→ Task prompt
Leave out the pictures and repeat the rest of the material exactly.

→ Data excerpt
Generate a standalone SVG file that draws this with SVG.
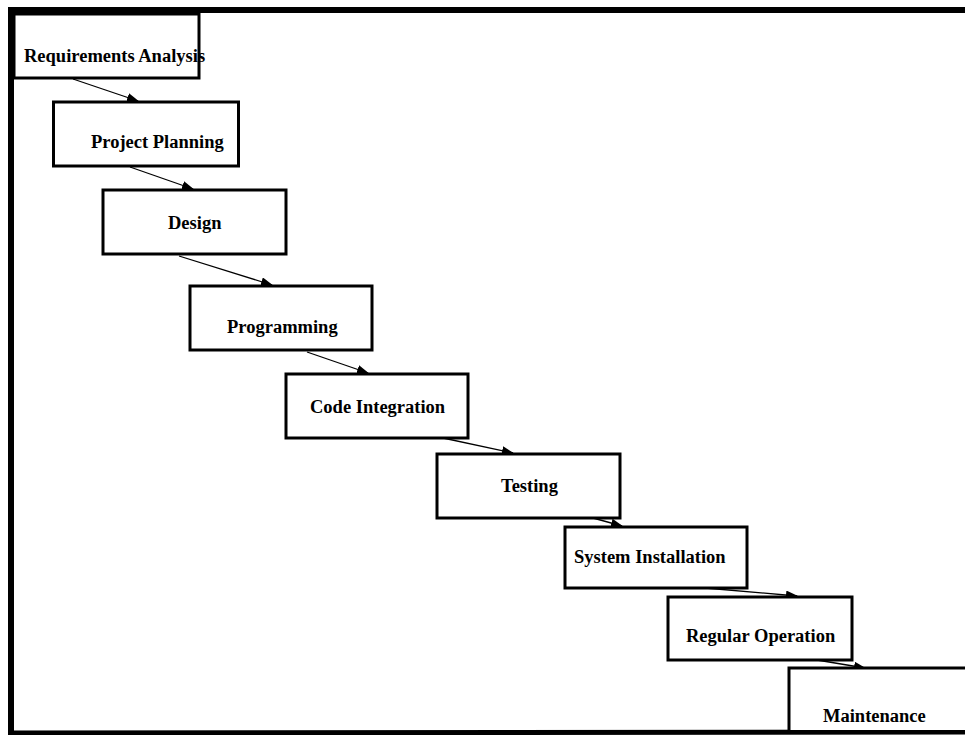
<svg xmlns="http://www.w3.org/2000/svg" width="965" height="735" viewBox="0 0 965 735">
  <style>
    .bg { fill: #ffffff; stroke: none; }
    .edge { fill: none; stroke: #000000; stroke-width: 3; }
    .label { font-family: "Liberation Serif", "Times New Roman", serif; font-weight: bold; font-size: 18.5px; fill: #000000; }
    .link { stroke: #000000; stroke-width: 1.3; fill: none; marker-end: url(#head); }
    .frame { stroke: #000000; fill: none; }
  </style>
  <defs>
    <marker id="head" markerUnits="userSpaceOnUse" markerWidth="12" markerHeight="9" refX="11" refY="4.5" orient="auto">
      <path d="M0,0 L12,4.5 L0,9 Z" fill="#000000"/>
    </marker>
  </defs>

  <rect width="965" height="735" fill="#ffffff"/>

  <!-- outer frame: heavy top, left and bottom rules -->
  <g id="frame">
    <line class="frame" x1="8" y1="10" x2="965" y2="10" stroke-width="6"/>
    <line class="frame" x1="11" y1="7" x2="11" y2="735" stroke-width="6"/>
    <line class="frame" x1="8" y1="733" x2="965" y2="732" stroke-width="5"/>
  </g>

  <!-- connectors between consecutive phases -->
  <g id="connectors">
    <line class="link" x1="73" y1="79" x2="138" y2="101"/>
    <line class="link" x1="130" y1="167" x2="193" y2="189"/>
    <line class="link" x1="179" y1="256" x2="272" y2="285"/>
    <line class="link" x1="307" y1="352" x2="368" y2="373"/>
    <line class="link" x1="443" y1="438" x2="513" y2="453"/>
    <line class="link" x1="593" y1="518" x2="622" y2="526"/>
    <line class="link" x1="705" y1="588" x2="797" y2="596"/>
    <line class="link" x1="817" y1="660" x2="865" y2="668"/>
  </g>

  <g id="requirements-analysis">
    <rect class="bg" x="14" y="14" width="185" height="64"/>
    <text class="label" x="24" y="62">Requirements Analysis</text>
    <rect class="edge" x="14" y="14" width="185" height="64"/>
  </g>

  <g id="project-planning">
    <rect class="bg" x="53.5" y="102" width="185" height="64"/>
    <text class="label" x="91" y="148">Project Planning</text>
    <rect class="edge" x="53.5" y="102" width="185" height="64"/>
  </g>

  <g id="design">
    <rect class="bg" x="103" y="190" width="183" height="64"/>
    <text class="label" x="168" y="229">Design</text>
    <rect class="edge" x="103" y="190" width="183" height="64"/>
  </g>

  <g id="programming">
    <rect class="bg" x="190" y="286" width="182" height="64"/>
    <text class="label" x="227" y="333">Programming</text>
    <rect class="edge" x="190" y="286" width="182" height="64"/>
  </g>

  <g id="code-integration">
    <rect class="bg" x="286" y="374" width="182" height="64"/>
    <text class="label" x="310" y="413">Code Integration</text>
    <rect class="edge" x="286" y="374" width="182" height="64"/>
  </g>

  <g id="testing">
    <rect class="bg" x="437" y="454" width="183" height="64"/>
    <text class="label" x="501" y="492">Testing</text>
    <rect class="edge" x="437" y="454" width="183" height="64"/>
  </g>

  <g id="system-installation">
    <rect class="bg" x="565" y="527" width="182" height="61"/>
    <text class="label" x="574" y="563">System Installation</text>
    <rect class="edge" x="565" y="527" width="182" height="61"/>
  </g>

  <g id="regular-operation">
    <rect class="bg" x="668" y="597" width="184" height="63"/>
    <text class="label" x="686" y="642">Regular Operation</text>
    <rect class="edge" x="668" y="597" width="184" height="63"/>
  </g>

  <g id="maintenance">
    <rect class="bg" x="789" y="668" width="200" height="62"/>
    <text class="label" x="823" y="722">Maintenance</text>
    <path class="edge" d="M789,730 L789,668 L970,668"/>
  </g>
</svg>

→ Task response
Generate a standalone SVG file that draws this with SVG.
<svg xmlns="http://www.w3.org/2000/svg" width="965" height="735" viewBox="0 0 965 735">
  <style>
    .bg { fill: #ffffff; stroke: none; }
    .edge { fill: none; stroke: #000000; stroke-width: 3; }
    .label { font-family: "Liberation Serif", "Times New Roman", serif; font-weight: bold; font-size: 18.5px; fill: #000000; }
    .link { stroke: #000000; stroke-width: 1.3; fill: none; marker-end: url(#head); }
    .frame { stroke: #000000; fill: none; }
  </style>
  <defs>
    <marker id="head" markerUnits="userSpaceOnUse" markerWidth="12" markerHeight="9" refX="11" refY="4.5" orient="auto">
      <path d="M0,0 L12,4.5 L0,9 Z" fill="#000000"/>
    </marker>
  </defs>

  <rect width="965" height="735" fill="#ffffff"/>

  <!-- outer frame: heavy top, left and bottom rules -->
  <g id="frame">
    <line class="frame" x1="8" y1="10" x2="965" y2="10" stroke-width="6"/>
    <line class="frame" x1="11" y1="7" x2="11" y2="735" stroke-width="6"/>
    <line class="frame" x1="8" y1="733" x2="965" y2="732" stroke-width="5"/>
  </g>

  <!-- connectors between consecutive phases -->
  <g id="connectors">
    <line class="link" x1="73" y1="79" x2="138" y2="101"/>
    <line class="link" x1="130" y1="167" x2="193" y2="189"/>
    <line class="link" x1="179" y1="256" x2="272" y2="285"/>
    <line class="link" x1="307" y1="352" x2="368" y2="373"/>
    <line class="link" x1="443" y1="438" x2="513" y2="453"/>
    <line class="link" x1="593" y1="518" x2="622" y2="526"/>
    <line class="link" x1="705" y1="588" x2="797" y2="596"/>
    <line class="link" x1="817" y1="660" x2="865" y2="668"/>
  </g>

  <g id="requirements-analysis">
    <rect class="bg" x="14" y="14" width="185" height="64"/>
    <text class="label" x="24" y="62">Requirements Analysis</text>
    <rect class="edge" x="14" y="14" width="185" height="64"/>
  </g>

  <g id="project-planning">
    <rect class="bg" x="53.5" y="102" width="185" height="64"/>
    <text class="label" x="91" y="148">Project Planning</text>
    <rect class="edge" x="53.5" y="102" width="185" height="64"/>
  </g>

  <g id="design">
    <rect class="bg" x="103" y="190" width="183" height="64"/>
    <text class="label" x="168" y="229">Design</text>
    <rect class="edge" x="103" y="190" width="183" height="64"/>
  </g>

  <g id="programming">
    <rect class="bg" x="190" y="286" width="182" height="64"/>
    <text class="label" x="227" y="333">Programming</text>
    <rect class="edge" x="190" y="286" width="182" height="64"/>
  </g>

  <g id="code-integration">
    <rect class="bg" x="286" y="374" width="182" height="64"/>
    <text class="label" x="310" y="413">Code Integration</text>
    <rect class="edge" x="286" y="374" width="182" height="64"/>
  </g>

  <g id="testing">
    <rect class="bg" x="437" y="454" width="183" height="64"/>
    <text class="label" x="501" y="492">Testing</text>
    <rect class="edge" x="437" y="454" width="183" height="64"/>
  </g>

  <g id="system-installation">
    <rect class="bg" x="565" y="527" width="182" height="61"/>
    <text class="label" x="574" y="563">System Installation</text>
    <rect class="edge" x="565" y="527" width="182" height="61"/>
  </g>

  <g id="regular-operation">
    <rect class="bg" x="668" y="597" width="184" height="63"/>
    <text class="label" x="686" y="642">Regular Operation</text>
    <rect class="edge" x="668" y="597" width="184" height="63"/>
  </g>

  <g id="maintenance">
    <rect class="bg" x="789" y="668" width="200" height="62"/>
    <text class="label" x="823" y="722">Maintenance</text>
    <path class="edge" d="M789,730 L789,668 L970,668"/>
  </g>
</svg>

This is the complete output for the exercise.